------ Exercise material
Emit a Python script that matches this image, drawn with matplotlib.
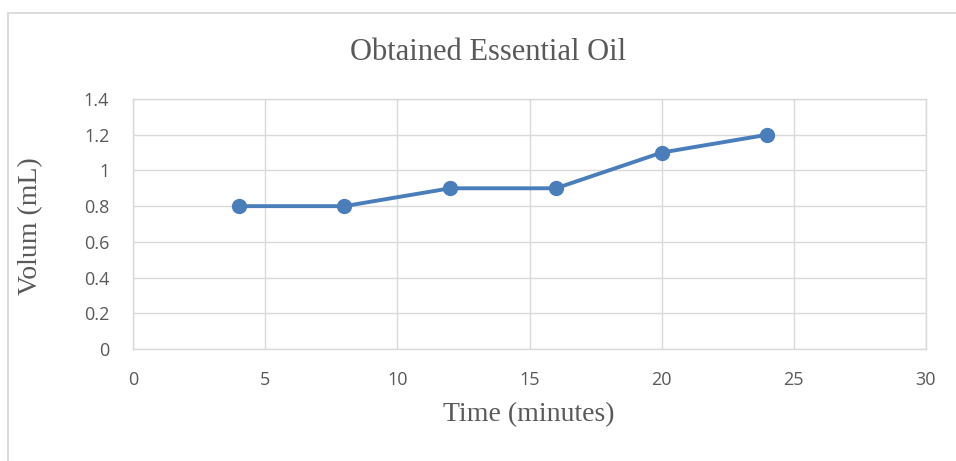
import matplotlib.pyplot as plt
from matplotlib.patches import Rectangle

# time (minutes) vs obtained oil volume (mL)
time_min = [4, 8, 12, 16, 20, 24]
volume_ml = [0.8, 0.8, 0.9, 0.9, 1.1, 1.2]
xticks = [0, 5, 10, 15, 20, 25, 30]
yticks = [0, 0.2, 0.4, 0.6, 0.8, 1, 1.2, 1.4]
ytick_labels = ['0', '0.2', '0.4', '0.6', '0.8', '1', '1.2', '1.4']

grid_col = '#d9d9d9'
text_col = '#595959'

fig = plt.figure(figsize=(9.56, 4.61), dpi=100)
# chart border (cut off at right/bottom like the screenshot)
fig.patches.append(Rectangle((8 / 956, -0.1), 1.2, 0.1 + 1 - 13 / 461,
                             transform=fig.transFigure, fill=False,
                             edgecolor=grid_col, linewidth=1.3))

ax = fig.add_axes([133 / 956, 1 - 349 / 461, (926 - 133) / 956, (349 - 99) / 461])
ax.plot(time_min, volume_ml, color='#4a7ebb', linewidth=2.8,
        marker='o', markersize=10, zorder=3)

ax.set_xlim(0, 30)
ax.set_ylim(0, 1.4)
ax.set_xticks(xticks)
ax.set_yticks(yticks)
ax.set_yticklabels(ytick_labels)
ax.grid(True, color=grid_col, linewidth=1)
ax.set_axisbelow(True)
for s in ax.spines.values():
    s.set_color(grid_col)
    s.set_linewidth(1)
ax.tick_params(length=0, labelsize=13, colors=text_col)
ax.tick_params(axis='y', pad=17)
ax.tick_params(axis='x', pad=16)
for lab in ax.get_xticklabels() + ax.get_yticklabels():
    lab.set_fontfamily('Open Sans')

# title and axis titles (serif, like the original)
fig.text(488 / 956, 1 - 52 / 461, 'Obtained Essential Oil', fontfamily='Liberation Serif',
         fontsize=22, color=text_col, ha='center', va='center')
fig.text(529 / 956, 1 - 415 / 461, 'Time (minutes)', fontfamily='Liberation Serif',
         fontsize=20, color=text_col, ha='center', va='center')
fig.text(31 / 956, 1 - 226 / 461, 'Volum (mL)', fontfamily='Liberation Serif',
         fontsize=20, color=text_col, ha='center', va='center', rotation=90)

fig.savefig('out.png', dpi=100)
------------
------ Exercise material
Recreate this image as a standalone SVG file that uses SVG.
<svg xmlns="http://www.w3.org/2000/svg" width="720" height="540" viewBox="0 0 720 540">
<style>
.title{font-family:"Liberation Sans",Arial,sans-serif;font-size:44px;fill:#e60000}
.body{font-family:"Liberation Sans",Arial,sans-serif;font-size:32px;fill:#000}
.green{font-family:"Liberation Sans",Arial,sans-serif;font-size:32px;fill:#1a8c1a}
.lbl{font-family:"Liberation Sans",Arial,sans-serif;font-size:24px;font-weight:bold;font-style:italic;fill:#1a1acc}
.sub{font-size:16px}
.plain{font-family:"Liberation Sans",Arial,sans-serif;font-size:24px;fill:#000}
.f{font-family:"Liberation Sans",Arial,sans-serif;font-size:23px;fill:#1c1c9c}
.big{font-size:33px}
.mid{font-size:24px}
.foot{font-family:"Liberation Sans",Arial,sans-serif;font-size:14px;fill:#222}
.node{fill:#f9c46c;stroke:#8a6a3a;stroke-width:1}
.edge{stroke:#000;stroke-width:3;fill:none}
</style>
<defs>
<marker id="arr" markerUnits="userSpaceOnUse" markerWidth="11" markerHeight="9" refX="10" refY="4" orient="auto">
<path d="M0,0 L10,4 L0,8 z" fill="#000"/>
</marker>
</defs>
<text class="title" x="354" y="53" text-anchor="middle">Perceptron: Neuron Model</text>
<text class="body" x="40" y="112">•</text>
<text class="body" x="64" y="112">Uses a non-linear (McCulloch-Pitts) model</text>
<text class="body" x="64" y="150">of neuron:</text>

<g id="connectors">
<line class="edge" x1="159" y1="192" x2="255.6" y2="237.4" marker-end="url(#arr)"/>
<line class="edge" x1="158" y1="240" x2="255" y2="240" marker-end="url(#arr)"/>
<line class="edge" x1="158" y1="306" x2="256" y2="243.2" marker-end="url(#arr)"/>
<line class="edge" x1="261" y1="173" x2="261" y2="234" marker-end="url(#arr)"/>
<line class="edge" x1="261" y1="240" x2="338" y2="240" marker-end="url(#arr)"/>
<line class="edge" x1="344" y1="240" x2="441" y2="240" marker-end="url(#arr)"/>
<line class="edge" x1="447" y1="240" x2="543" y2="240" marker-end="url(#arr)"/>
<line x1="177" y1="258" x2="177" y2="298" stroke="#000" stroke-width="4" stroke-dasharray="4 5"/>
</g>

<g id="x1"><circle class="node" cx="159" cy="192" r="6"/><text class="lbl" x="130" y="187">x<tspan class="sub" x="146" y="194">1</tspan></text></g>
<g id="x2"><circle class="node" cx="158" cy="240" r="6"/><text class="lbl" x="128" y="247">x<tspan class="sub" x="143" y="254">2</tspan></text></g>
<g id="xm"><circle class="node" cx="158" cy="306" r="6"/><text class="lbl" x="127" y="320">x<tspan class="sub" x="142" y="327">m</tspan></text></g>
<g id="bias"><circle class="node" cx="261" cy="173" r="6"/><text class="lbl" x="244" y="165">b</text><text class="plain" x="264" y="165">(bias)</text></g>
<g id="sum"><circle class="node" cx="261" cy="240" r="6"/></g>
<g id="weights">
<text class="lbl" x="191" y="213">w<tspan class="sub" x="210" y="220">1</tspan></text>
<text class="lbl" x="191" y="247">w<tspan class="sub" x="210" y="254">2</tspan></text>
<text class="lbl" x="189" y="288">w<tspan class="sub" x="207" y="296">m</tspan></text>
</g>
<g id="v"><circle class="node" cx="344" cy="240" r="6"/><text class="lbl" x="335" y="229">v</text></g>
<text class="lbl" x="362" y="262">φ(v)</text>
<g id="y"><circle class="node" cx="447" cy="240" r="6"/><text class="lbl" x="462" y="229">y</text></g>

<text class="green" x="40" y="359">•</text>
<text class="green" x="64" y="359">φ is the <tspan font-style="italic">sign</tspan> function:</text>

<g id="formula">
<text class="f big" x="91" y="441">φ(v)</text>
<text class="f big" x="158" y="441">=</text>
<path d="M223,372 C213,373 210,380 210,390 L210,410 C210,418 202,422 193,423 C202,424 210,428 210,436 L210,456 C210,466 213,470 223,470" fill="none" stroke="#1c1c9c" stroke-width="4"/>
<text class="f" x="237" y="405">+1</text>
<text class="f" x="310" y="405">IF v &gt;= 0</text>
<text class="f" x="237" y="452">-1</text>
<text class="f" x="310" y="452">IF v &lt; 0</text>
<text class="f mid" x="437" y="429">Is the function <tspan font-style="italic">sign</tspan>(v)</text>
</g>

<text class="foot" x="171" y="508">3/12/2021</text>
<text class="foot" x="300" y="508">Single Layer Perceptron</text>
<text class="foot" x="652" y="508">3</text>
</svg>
------------
[Do this] Copy exactly the part of the material above that opens with the line containing "Emit a Python" and closes with the line containing "from matplotlib.patches import Rectangle", ends included. Drop the images.

[Correct result]
Emit a Python script that matches this image, drawn with matplotlib.
import matplotlib.pyplot as plt
from matplotlib.patches import Rectangle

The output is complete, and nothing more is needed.